§ **REQUIRED WORK**
All the data must come back unchanged, except that pictures are left out.

begin SUPPLIED DATA

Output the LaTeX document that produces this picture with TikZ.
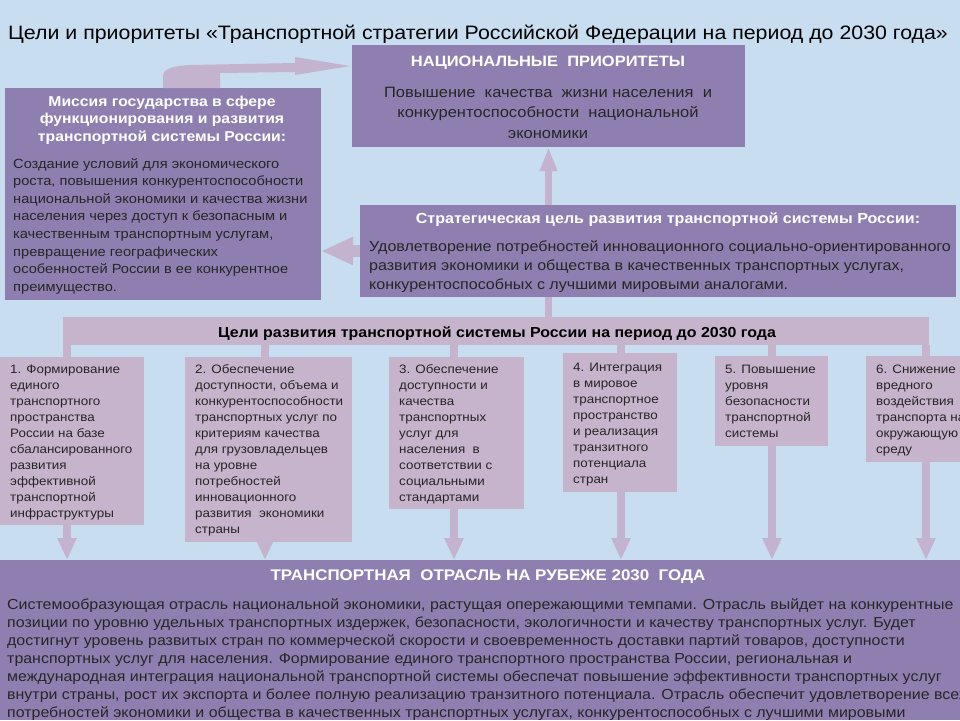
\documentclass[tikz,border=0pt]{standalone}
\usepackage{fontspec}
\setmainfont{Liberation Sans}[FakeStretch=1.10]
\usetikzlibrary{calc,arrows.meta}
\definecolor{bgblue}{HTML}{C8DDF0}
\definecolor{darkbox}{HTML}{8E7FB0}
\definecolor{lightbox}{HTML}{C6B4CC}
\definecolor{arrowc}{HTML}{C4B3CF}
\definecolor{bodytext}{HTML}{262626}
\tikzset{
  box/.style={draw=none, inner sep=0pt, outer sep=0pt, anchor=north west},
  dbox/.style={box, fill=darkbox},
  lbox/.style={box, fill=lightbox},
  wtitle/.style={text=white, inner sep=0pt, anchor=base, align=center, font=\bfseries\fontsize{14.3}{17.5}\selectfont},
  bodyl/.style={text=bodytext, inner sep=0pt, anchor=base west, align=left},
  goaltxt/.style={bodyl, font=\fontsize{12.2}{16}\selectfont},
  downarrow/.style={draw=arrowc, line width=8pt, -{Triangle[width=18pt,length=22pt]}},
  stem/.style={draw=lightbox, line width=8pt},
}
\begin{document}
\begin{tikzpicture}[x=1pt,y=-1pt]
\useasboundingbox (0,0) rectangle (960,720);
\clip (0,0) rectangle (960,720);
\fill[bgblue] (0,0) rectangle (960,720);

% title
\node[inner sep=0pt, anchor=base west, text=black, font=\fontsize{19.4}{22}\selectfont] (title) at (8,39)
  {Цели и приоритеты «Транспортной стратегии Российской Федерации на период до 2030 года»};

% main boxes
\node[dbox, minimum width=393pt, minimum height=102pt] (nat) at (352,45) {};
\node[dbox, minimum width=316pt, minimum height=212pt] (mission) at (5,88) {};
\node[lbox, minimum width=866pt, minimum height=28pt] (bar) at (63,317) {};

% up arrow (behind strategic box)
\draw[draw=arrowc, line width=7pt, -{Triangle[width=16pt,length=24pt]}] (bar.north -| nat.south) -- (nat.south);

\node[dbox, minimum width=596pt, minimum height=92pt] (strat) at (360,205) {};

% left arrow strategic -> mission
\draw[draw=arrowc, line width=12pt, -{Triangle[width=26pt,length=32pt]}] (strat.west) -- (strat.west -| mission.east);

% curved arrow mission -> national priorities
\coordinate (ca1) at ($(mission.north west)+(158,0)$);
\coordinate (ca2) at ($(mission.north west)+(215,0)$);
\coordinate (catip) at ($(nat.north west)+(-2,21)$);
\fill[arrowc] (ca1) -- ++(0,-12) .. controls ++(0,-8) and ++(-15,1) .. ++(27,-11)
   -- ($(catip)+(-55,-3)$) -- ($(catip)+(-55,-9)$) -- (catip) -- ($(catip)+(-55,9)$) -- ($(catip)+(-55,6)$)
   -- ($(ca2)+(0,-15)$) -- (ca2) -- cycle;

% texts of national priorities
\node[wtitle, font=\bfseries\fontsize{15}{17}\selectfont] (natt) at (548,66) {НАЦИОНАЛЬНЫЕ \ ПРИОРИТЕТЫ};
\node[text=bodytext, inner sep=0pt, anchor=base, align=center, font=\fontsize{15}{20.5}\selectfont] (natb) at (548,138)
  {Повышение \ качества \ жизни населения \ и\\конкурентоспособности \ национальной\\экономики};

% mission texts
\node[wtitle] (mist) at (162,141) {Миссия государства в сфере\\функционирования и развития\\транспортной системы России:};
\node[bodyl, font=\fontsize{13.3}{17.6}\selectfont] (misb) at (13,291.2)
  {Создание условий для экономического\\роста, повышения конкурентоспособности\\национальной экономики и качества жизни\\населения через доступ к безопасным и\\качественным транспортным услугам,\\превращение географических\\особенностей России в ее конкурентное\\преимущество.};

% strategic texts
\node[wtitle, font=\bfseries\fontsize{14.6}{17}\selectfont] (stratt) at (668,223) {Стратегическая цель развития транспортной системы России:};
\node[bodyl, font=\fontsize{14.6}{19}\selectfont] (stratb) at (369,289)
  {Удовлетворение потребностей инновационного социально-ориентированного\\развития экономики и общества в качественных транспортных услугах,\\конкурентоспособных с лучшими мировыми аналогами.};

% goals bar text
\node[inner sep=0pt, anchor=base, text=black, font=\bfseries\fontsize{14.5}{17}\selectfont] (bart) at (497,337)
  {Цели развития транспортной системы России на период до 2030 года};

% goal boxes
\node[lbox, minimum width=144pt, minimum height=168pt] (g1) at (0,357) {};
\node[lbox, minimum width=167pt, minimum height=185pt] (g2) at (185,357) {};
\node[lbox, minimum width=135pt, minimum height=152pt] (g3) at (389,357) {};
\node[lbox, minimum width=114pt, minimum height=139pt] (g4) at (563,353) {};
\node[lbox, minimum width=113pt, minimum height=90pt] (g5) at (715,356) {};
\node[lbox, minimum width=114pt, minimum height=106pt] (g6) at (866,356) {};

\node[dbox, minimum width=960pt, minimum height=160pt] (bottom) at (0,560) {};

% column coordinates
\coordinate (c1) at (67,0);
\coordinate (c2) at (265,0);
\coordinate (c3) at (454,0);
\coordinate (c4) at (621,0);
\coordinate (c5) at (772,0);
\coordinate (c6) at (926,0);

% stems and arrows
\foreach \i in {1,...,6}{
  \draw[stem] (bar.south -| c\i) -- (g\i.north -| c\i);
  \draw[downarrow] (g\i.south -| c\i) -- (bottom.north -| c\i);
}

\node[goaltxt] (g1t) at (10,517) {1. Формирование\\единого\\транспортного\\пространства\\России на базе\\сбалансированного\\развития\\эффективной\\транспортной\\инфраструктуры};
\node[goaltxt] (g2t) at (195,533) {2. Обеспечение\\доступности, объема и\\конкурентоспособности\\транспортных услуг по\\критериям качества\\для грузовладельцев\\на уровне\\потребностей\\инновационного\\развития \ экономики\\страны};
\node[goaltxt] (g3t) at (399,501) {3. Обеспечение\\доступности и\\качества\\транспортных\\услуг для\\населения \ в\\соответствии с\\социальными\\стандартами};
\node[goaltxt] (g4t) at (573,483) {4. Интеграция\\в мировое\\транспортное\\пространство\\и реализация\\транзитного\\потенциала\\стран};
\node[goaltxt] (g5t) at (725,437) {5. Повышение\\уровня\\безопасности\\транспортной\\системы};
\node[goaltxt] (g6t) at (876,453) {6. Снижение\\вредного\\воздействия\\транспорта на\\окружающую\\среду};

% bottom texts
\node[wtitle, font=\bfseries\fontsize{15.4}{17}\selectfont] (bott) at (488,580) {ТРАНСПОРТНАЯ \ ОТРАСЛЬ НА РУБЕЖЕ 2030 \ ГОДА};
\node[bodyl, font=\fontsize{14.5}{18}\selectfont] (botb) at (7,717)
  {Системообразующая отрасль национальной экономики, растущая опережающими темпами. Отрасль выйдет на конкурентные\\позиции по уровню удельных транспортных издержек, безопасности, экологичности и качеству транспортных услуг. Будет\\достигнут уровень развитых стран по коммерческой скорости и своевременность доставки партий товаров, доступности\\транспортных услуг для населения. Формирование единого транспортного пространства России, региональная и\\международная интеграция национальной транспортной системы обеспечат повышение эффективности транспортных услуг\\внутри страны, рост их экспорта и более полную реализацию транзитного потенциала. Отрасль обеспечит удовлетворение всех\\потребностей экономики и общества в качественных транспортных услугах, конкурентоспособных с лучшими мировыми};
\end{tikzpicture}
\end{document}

end SUPPLIED DATA

§ **WRITTEN SOLUTION**
Output the LaTeX document that produces this picture with TikZ.
\documentclass[tikz,border=0pt]{standalone}
\usepackage{fontspec}
\setmainfont{Liberation Sans}[FakeStretch=1.10]
\usetikzlibrary{calc,arrows.meta}
\definecolor{bgblue}{HTML}{C8DDF0}
\definecolor{darkbox}{HTML}{8E7FB0}
\definecolor{lightbox}{HTML}{C6B4CC}
\definecolor{arrowc}{HTML}{C4B3CF}
\definecolor{bodytext}{HTML}{262626}
\tikzset{
  box/.style={draw=none, inner sep=0pt, outer sep=0pt, anchor=north west},
  dbox/.style={box, fill=darkbox},
  lbox/.style={box, fill=lightbox},
  wtitle/.style={text=white, inner sep=0pt, anchor=base, align=center, font=\bfseries\fontsize{14.3}{17.5}\selectfont},
  bodyl/.style={text=bodytext, inner sep=0pt, anchor=base west, align=left},
  goaltxt/.style={bodyl, font=\fontsize{12.2}{16}\selectfont},
  downarrow/.style={draw=arrowc, line width=8pt, -{Triangle[width=18pt,length=22pt]}},
  stem/.style={draw=lightbox, line width=8pt},
}
\begin{document}
\begin{tikzpicture}[x=1pt,y=-1pt]
\useasboundingbox (0,0) rectangle (960,720);
\clip (0,0) rectangle (960,720);
\fill[bgblue] (0,0) rectangle (960,720);

% title
\node[inner sep=0pt, anchor=base west, text=black, font=\fontsize{19.4}{22}\selectfont] (title) at (8,39)
  {Цели и приоритеты «Транспортной стратегии Российской Федерации на период до 2030 года»};

% main boxes
\node[dbox, minimum width=393pt, minimum height=102pt] (nat) at (352,45) {};
\node[dbox, minimum width=316pt, minimum height=212pt] (mission) at (5,88) {};
\node[lbox, minimum width=866pt, minimum height=28pt] (bar) at (63,317) {};

% up arrow (behind strategic box)
\draw[draw=arrowc, line width=7pt, -{Triangle[width=16pt,length=24pt]}] (bar.north -| nat.south) -- (nat.south);

\node[dbox, minimum width=596pt, minimum height=92pt] (strat) at (360,205) {};

% left arrow strategic -> mission
\draw[draw=arrowc, line width=12pt, -{Triangle[width=26pt,length=32pt]}] (strat.west) -- (strat.west -| mission.east);

% curved arrow mission -> national priorities
\coordinate (ca1) at ($(mission.north west)+(158,0)$);
\coordinate (ca2) at ($(mission.north west)+(215,0)$);
\coordinate (catip) at ($(nat.north west)+(-2,21)$);
\fill[arrowc] (ca1) -- ++(0,-12) .. controls ++(0,-8) and ++(-15,1) .. ++(27,-11)
   -- ($(catip)+(-55,-3)$) -- ($(catip)+(-55,-9)$) -- (catip) -- ($(catip)+(-55,9)$) -- ($(catip)+(-55,6)$)
   -- ($(ca2)+(0,-15)$) -- (ca2) -- cycle;

% texts of national priorities
\node[wtitle, font=\bfseries\fontsize{15}{17}\selectfont] (natt) at (548,66) {НАЦИОНАЛЬНЫЕ \ ПРИОРИТЕТЫ};
\node[text=bodytext, inner sep=0pt, anchor=base, align=center, font=\fontsize{15}{20.5}\selectfont] (natb) at (548,138)
  {Повышение \ качества \ жизни населения \ и\\конкурентоспособности \ национальной\\экономики};

% mission texts
\node[wtitle] (mist) at (162,141) {Миссия государства в сфере\\функционирования и развития\\транспортной системы России:};
\node[bodyl, font=\fontsize{13.3}{17.6}\selectfont] (misb) at (13,291.2)
  {Создание условий для экономического\\роста, повышения конкурентоспособности\\национальной экономики и качества жизни\\населения через доступ к безопасным и\\качественным транспортным услугам,\\превращение географических\\особенностей России в ее конкурентное\\преимущество.};

% strategic texts
\node[wtitle, font=\bfseries\fontsize{14.6}{17}\selectfont] (stratt) at (668,223) {Стратегическая цель развития транспортной системы России:};
\node[bodyl, font=\fontsize{14.6}{19}\selectfont] (stratb) at (369,289)
  {Удовлетворение потребностей инновационного социально-ориентированного\\развития экономики и общества в качественных транспортных услугах,\\конкурентоспособных с лучшими мировыми аналогами.};

% goals bar text
\node[inner sep=0pt, anchor=base, text=black, font=\bfseries\fontsize{14.5}{17}\selectfont] (bart) at (497,337)
  {Цели развития транспортной системы России на период до 2030 года};

% goal boxes
\node[lbox, minimum width=144pt, minimum height=168pt] (g1) at (0,357) {};
\node[lbox, minimum width=167pt, minimum height=185pt] (g2) at (185,357) {};
\node[lbox, minimum width=135pt, minimum height=152pt] (g3) at (389,357) {};
\node[lbox, minimum width=114pt, minimum height=139pt] (g4) at (563,353) {};
\node[lbox, minimum width=113pt, minimum height=90pt] (g5) at (715,356) {};
\node[lbox, minimum width=114pt, minimum height=106pt] (g6) at (866,356) {};

\node[dbox, minimum width=960pt, minimum height=160pt] (bottom) at (0,560) {};

% column coordinates
\coordinate (c1) at (67,0);
\coordinate (c2) at (265,0);
\coordinate (c3) at (454,0);
\coordinate (c4) at (621,0);
\coordinate (c5) at (772,0);
\coordinate (c6) at (926,0);

% stems and arrows
\foreach \i in {1,...,6}{
  \draw[stem] (bar.south -| c\i) -- (g\i.north -| c\i);
  \draw[downarrow] (g\i.south -| c\i) -- (bottom.north -| c\i);
}

\node[goaltxt] (g1t) at (10,517) {1. Формирование\\единого\\транспортного\\пространства\\России на базе\\сбалансированного\\развития\\эффективной\\транспортной\\инфраструктуры};
\node[goaltxt] (g2t) at (195,533) {2. Обеспечение\\доступности, объема и\\конкурентоспособности\\транспортных услуг по\\критериям качества\\для грузовладельцев\\на уровне\\потребностей\\инновационного\\развития \ экономики\\страны};
\node[goaltxt] (g3t) at (399,501) {3. Обеспечение\\доступности и\\качества\\транспортных\\услуг для\\населения \ в\\соответствии с\\социальными\\стандартами};
\node[goaltxt] (g4t) at (573,483) {4. Интеграция\\в мировое\\транспортное\\пространство\\и реализация\\транзитного\\потенциала\\стран};
\node[goaltxt] (g5t) at (725,437) {5. Повышение\\уровня\\безопасности\\транспортной\\системы};
\node[goaltxt] (g6t) at (876,453) {6. Снижение\\вредного\\воздействия\\транспорта на\\окружающую\\среду};

% bottom texts
\node[wtitle, font=\bfseries\fontsize{15.4}{17}\selectfont] (bott) at (488,580) {ТРАНСПОРТНАЯ \ ОТРАСЛЬ НА РУБЕЖЕ 2030 \ ГОДА};
\node[bodyl, font=\fontsize{14.5}{18}\selectfont] (botb) at (7,717)
  {Системообразующая отрасль национальной экономики, растущая опережающими темпами. Отрасль выйдет на конкурентные\\позиции по уровню удельных транспортных издержек, безопасности, экологичности и качеству транспортных услуг. Будет\\достигнут уровень развитых стран по коммерческой скорости и своевременность доставки партий товаров, доступности\\транспортных услуг для населения. Формирование единого транспортного пространства России, региональная и\\международная интеграция национальной транспортной системы обеспечат повышение эффективности транспортных услуг\\внутри страны, рост их экспорта и более полную реализацию транзитного потенциала. Отрасль обеспечит удовлетворение всех\\потребностей экономики и общества в качественных транспортных услугах, конкурентоспособных с лучшими мировыми};
\end{tikzpicture}
\end{document}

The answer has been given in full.